City district of Zaporizhzhia, Ukraine

The Kosmichnyi District (Космічний район) is one of seven administrative urban districts (raions) of the city of Zaporizhzhia, located in southern Ukraine. Its population was 139,222 in the 2001 Ukrainian Census, and 134,465 As of 2012.

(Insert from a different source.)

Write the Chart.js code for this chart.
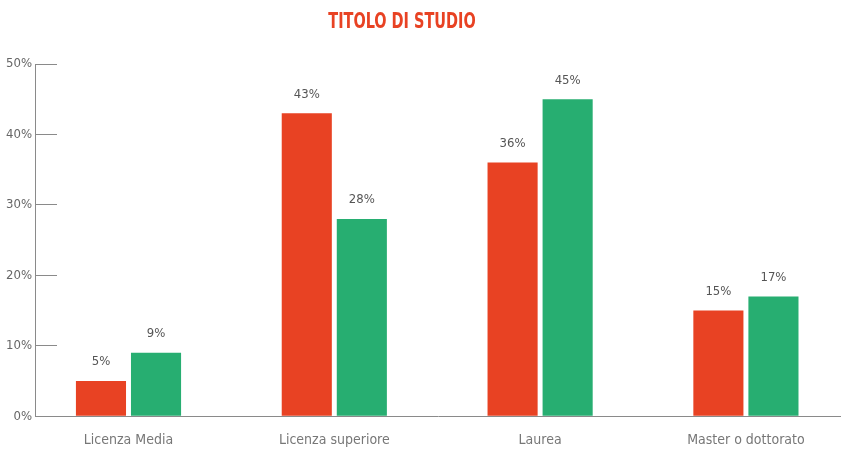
<!DOCTYPE html>
<html>
<head>
<meta charset="utf-8">
<script src="https://cdn.jsdelivr.net/npm/chart.js@4"></script>
<style>
  body { margin: 0; background: #fff; }
  #wrap { position: relative; width: 841px; height: 449px; }
  #title {
    position: absolute; top: 8px; left: 0; width: 804px; text-align: center;
    font-family: "DejaVu Sans Condensed", "Liberation Sans Narrow", sans-serif;
    font-weight: bold; font-size: 22px; color: #e84223;
    transform: scaleX(0.73); transform-origin: 402px 0;
  }
</style>
</head>
<body>
<div id="wrap">
  <div id="title">TITOLO DI STUDIO</div>
  <canvas id="chart" width="841" height="449"></canvas>
</div>
<script>
const categories = ['Licenza Media', 'Licenza superiore', 'Laurea', 'Master o dottorato']
const redValues = [5, 43, 36, 15]
const greenValues = [9, 28, 45, 17]
const yTicks = [0, 10, 20, 30, 40, 50]

const fontName = '"DejaVu Sans Condensed", "Liberation Sans Narrow", sans-serif'

const toPoints = values => values.map((v, i) => ({ x: i, y: v }))

const barLabels = {
    id: 'barLabels',
    afterDatasetsDraw(chart) {
        const ctx = chart.ctx
        ctx.save()
        ctx.font = '13px ' + fontName
        ctx.fillStyle = '#555'
        ctx.textAlign = 'center'
        ctx.textBaseline = 'middle'
        chart.data.datasets.forEach((ds, di) => {
            chart.getDatasetMeta(di).data.forEach((bar, i) => {
                ctx.fillText(ds.data[i].y + '%', bar.x, bar.y - 19)
            })
        })
        ctx.restore()
    }
}

new Chart('chart', {
    type: 'bar',
    data: {
        datasets: [
            { data: toPoints(redValues), backgroundColor: '#e84223' },
            { data: toPoints(greenValues), backgroundColor: '#27ae71' }
        ]
    },
    options: {
        responsive: false,
        animation: false,
        categoryPercentage: 0.535,
        barPercentage: 0.91,
        layout: { padding: { top: 64, right: 0, bottom: 0, left: 0 } },
        plugins: { legend: { display: false }, tooltip: { enabled: false } },
        scales: {
            x: {
                type: 'linear',
                offset: false,
                min: -0.4543,
                max: 3.462,
                afterBuildTicks: scale => { scale.ticks = categories.map((c, i) => ({ value: i })) },
                afterFit: scale => { scale.height = 32 },
                grid: { display: true, drawOnChartArea: false, drawTicks: false, offset: false },
                border: { display: true, color: '#8a8a8a', width: 1 },
                ticks: {
                    padding: 16,
                    color: '#777',
                    font: { family: fontName, size: 14 },
                    callback: (v, i) => categories[i]
                }
            },
            y: {
                min: 0,
                max: 50,
                afterBuildTicks: scale => { scale.ticks = yTicks.map(v => ({ value: v })) },
                afterFit: scale => { scale.width = 35 },
                grid: { drawOnChartArea: false, drawTicks: true, tickLength: -22, color: '#8a8a8a' },
                border: { display: true, color: '#8a8a8a', width: 1 },
                ticks: {
                    padding: 25,
                    color: '#666',
                    font: { family: fontName, size: 13 },
                    callback: v => v + '%'
                }
            }
        }
    },
    plugins: [barLabels]
})
</script>
</body>
</html>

The district contains the informal Pivdennyi (Southern) and Kosmichnyi (Space) residential neighborhoods within its boundaries.

== Name ==
The district was originally named Komunarskyi District, after the former Komunar factory (currently, the Zaporizhzhia Automobile Building Plant) which is located within the district's boundaries. Since 2023, the district was to be renamed to comply with the derussification legislation. In the survey organized by the city council in July 2025, 67.8% voted for the new name Kosmichnyi District. On 12 November 2025, the city council registered the draft decision on the district's renaming, and the final change occurred after a vote on 19 November 2025.

==Geography==
The district is located in the southeastern portion of the city, on the left-bank of the Dnipro River, just north of the rural settlement of Balabyne, Zaporizhzhia Oblast. Its total area is 61 km2.

==History==
On 6 April 1977, the Komunarskyi District was established out of a portion of the present-day Oleksandrivskyi District by a decree of the Presidium of the Verkhovna Rada of the Ukrainian Soviet Socialist Republic (No.1901-ІХ).